Crítica musical Notas sobre a relação entre compositor e intérprete: Maria João Pires tocando Mendelsson, Mozart e Schulman no Festival de Pâques (2022)
Quem compõe música nunca está só quando coloca sua obra no mundo. Há quem diga que a pessoa compositora seja uma figura solitária sedenta de pessoas. É antes de tudo alguém que trabalha na carência, no sonho e na esperança da recepção de sua obra. Jamais um compositor compõe para o nada, ele compõe para partilhar, porque quer pessoas recebendo algo dele e ele quer, em troca, receber delas, algo que se refira a ele. É uma carência absoluta e não é banal. Para receber, ele dá e dá muito, sem, no entanto, apelar. Ele cria e age como um Deus. Às vezes a obra lhe maltratada depois de nascida, lhe aponta os erros e o que poderia ter sido "se isso ou aquilo fosse retirado ou colocado". A obra, como um espelho, diante dele, nem sempre o encanta, às vezes o que reflete é um grande monstro errante com suas composições. O compositor sofre porque quer dar o melhor a quem lhe escuta. Ele sofre pelo outro. Não é um narcisista, é um mártir e um piedoso, pois lhe confere querer dar, mesmo que a margem do desdém lhe seja muito mais provável.
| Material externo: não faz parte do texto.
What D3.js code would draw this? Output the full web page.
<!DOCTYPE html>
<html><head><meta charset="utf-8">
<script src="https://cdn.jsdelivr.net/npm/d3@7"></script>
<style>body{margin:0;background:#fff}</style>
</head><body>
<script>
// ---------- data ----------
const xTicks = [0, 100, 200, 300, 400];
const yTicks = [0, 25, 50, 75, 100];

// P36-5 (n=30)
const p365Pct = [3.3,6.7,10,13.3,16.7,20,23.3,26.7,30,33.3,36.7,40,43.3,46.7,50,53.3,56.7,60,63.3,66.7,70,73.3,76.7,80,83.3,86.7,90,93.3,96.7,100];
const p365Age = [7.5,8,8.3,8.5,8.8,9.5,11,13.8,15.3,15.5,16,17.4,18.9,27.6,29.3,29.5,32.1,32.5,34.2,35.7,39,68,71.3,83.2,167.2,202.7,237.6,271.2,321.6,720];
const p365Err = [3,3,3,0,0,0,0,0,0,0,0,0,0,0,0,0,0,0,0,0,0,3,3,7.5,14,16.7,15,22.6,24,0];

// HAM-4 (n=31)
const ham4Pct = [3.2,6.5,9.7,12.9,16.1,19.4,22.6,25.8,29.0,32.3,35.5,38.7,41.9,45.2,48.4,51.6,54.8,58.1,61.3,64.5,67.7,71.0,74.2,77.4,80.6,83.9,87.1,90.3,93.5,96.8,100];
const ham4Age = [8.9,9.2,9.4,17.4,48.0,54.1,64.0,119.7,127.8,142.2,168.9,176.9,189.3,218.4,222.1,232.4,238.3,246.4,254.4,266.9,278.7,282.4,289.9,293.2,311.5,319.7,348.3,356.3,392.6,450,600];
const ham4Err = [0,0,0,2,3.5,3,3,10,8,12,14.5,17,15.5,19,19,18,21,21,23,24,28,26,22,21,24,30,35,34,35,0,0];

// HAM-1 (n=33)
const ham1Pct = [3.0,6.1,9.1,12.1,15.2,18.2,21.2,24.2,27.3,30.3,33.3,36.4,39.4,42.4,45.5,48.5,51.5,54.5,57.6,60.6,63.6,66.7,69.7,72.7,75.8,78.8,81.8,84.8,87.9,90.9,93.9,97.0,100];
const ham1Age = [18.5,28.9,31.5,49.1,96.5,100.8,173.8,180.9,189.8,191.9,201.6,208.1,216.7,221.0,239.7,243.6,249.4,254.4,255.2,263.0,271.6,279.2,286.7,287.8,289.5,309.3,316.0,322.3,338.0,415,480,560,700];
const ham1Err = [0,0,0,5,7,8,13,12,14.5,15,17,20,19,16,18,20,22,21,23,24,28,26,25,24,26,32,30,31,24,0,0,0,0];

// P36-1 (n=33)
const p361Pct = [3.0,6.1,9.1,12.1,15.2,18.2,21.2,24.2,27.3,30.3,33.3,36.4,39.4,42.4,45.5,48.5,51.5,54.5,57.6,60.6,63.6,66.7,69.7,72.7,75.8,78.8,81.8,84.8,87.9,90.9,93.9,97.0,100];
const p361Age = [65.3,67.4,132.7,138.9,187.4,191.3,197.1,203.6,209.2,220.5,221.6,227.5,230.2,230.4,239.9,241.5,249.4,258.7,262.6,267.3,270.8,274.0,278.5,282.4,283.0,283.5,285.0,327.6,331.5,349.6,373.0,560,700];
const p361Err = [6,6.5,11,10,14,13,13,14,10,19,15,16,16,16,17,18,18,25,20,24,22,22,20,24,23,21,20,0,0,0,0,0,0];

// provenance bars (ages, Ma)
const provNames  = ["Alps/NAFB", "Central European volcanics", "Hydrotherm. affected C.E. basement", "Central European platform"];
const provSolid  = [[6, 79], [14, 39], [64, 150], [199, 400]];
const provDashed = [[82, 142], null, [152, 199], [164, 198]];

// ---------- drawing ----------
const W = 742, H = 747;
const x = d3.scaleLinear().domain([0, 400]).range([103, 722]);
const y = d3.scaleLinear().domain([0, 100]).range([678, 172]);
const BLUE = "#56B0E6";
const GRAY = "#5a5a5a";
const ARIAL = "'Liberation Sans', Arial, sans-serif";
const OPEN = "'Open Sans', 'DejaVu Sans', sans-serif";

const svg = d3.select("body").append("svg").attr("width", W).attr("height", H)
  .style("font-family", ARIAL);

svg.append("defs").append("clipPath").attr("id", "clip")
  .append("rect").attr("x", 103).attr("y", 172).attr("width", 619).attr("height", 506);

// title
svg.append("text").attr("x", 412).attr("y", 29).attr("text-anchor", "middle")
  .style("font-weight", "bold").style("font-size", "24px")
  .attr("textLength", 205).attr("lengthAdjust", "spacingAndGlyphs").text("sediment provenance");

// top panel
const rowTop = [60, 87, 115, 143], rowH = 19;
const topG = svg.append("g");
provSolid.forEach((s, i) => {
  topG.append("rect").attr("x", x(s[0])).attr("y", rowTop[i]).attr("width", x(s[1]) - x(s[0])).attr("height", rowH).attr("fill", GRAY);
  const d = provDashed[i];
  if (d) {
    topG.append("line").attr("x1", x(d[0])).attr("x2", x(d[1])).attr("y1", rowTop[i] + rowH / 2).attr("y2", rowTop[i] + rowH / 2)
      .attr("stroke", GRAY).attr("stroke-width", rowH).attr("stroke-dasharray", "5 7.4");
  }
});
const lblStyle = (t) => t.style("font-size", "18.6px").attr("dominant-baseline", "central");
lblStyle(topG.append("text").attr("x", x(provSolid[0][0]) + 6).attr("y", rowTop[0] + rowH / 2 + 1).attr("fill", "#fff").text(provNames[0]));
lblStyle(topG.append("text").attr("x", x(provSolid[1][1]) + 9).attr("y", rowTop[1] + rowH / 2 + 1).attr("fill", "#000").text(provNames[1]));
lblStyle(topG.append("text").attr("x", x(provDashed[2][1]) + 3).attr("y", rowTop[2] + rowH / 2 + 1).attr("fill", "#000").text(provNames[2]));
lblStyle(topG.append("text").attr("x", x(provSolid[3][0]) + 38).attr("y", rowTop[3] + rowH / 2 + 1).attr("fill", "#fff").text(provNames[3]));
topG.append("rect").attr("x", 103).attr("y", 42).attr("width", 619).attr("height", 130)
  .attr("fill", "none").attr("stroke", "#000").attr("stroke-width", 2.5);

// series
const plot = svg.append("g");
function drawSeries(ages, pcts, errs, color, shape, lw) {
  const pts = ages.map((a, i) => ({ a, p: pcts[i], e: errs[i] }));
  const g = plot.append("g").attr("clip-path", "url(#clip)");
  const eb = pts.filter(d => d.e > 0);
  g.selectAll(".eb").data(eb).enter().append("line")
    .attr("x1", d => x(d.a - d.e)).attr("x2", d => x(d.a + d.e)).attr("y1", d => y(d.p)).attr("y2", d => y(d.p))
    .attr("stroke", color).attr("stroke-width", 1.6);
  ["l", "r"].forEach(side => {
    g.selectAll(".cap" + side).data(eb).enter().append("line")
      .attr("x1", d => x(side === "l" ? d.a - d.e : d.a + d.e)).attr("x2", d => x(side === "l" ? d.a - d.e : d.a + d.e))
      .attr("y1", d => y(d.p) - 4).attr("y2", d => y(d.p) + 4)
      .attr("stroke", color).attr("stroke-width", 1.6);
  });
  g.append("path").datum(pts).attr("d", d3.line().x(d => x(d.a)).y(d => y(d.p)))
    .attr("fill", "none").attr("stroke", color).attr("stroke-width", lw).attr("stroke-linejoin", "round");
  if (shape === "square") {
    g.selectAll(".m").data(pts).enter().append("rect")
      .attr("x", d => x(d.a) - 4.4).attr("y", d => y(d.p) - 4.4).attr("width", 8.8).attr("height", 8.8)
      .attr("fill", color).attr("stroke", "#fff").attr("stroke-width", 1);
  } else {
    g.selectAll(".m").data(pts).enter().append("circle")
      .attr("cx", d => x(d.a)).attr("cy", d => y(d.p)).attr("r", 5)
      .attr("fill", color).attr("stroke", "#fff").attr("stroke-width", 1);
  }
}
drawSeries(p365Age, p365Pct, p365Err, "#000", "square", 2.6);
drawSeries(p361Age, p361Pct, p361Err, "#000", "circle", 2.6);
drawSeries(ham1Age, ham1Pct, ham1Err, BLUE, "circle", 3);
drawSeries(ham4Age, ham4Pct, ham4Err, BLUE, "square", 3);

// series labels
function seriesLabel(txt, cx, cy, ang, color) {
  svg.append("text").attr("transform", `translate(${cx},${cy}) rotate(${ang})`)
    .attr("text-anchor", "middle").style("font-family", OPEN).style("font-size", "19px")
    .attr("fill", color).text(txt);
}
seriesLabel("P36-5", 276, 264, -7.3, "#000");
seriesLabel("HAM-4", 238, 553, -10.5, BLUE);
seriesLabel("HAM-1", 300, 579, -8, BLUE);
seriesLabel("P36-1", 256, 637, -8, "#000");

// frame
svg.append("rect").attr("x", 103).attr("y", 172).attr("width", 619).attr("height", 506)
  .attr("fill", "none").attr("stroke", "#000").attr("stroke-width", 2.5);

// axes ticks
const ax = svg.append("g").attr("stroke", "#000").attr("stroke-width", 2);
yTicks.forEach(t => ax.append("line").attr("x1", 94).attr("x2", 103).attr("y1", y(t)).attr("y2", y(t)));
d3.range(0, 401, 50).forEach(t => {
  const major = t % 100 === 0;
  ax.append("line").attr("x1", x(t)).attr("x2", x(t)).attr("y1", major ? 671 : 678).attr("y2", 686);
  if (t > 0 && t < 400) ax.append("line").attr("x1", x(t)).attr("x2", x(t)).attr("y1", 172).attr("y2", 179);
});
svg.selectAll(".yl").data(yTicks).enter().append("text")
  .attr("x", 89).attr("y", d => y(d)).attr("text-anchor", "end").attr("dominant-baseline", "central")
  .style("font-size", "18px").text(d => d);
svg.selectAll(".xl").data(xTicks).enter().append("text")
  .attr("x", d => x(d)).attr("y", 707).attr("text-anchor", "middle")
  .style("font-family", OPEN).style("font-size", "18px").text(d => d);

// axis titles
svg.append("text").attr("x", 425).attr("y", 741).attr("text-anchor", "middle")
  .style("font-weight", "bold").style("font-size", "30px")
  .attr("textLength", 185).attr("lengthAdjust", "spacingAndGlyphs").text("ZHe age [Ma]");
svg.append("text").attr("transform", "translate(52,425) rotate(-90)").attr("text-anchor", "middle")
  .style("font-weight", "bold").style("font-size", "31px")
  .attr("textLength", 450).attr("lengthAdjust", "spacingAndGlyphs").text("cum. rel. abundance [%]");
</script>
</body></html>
E, mesmo lançada, não existe obra pronta. Mesmo que a coloque aos outros como "obra concluída", ela jamais está assim. Ela precisa agora de intérpretes, ela precisa de ouvidos, precisa de acolhimentos. Sem isso, é algo que nasceu morto ou que hiberna, esperando uma luz de vida. Assim, o compositor é uma fonte para a fecundação, não um gerador. Quem gera, é quem toma a obra e a executa, a partilha, a vivencia, a escuta. Sua capacidade de criar é a de fecundar, como uma semente no chão, como uma palavra divina de "faça-se algo". Mas, se a vida irá se manter, isso não depende de quem a fecunda. Quem dá vida à obra é o povo que recebe a obra. Nesse povo, está desde alguém que a escuta por acaso e se sente tocado por ela, a quem a executa e quem a interpreta. É um mundo de gentes que geram e alimentam a música.
Tudo isso vale para a arte em geral. Mas, focando na música, e indo adiante com isso, basta pensarmos nas salas de concerto. Quem está ali? Muito raramente um compositor, sempre e frequentemente o povo. Essas linhas, enfim, querem trazer à baila o reconhecimento de uma grande intérprete: a portuguesa Maria João Pires, que interpretou Mozart, Mendelsson e Schulman, com a Orquestra Filarmônica de Monte-Carlo, no Festival de Pâques (2022). Especialmente tocando Mendelsson, Maria João Pires torna possível sentir o compositor como um frescor de manhã: vivo, novo e necessário.
Existe uma grande diferença entre executar e interpretar uma obra musical. Isso deve ser dito e repetido, não como uma frase ranzinza, mas como um lembrete, principalmente para quem acha que isso não existe. Algumas pessoas executam sem dar tanta vida, é uma experiência mais material da música, a execução tout-court do instrumento. Outras lhe dão uma experiência mais vital, ultrapassam o instrumento, lhe dão algo que nova alma ou outra alma, nos conduz ao metafísico, no âmbito de estarmos dentro do instrumento e ao mesmo tempo como se estivesses além dele e graças a ele.
Uma experiência paradoxal que a música pode nos conduzir: nós ficamos indo para fora e de volta ao corpo, porque é o coração que pulsa junto. Maria João Pires faz isso. Ela "conversa musical e manualmente" com os compositores e mostra, no acolhimento da obra, que é possível também a continuidade da criatividade e, mais que isso, a geração da vitalidade, "geração" que não é a do tempo, mas a do "gerar" continuamente, jamais preso unicamente ao tempo falível da história. É a continuidade da vida provando sua força entre o povo, atravessando a pandemia e gerando algo além. É a vida nos dedos de Maria João Pires, cuidando da vitalidade da música.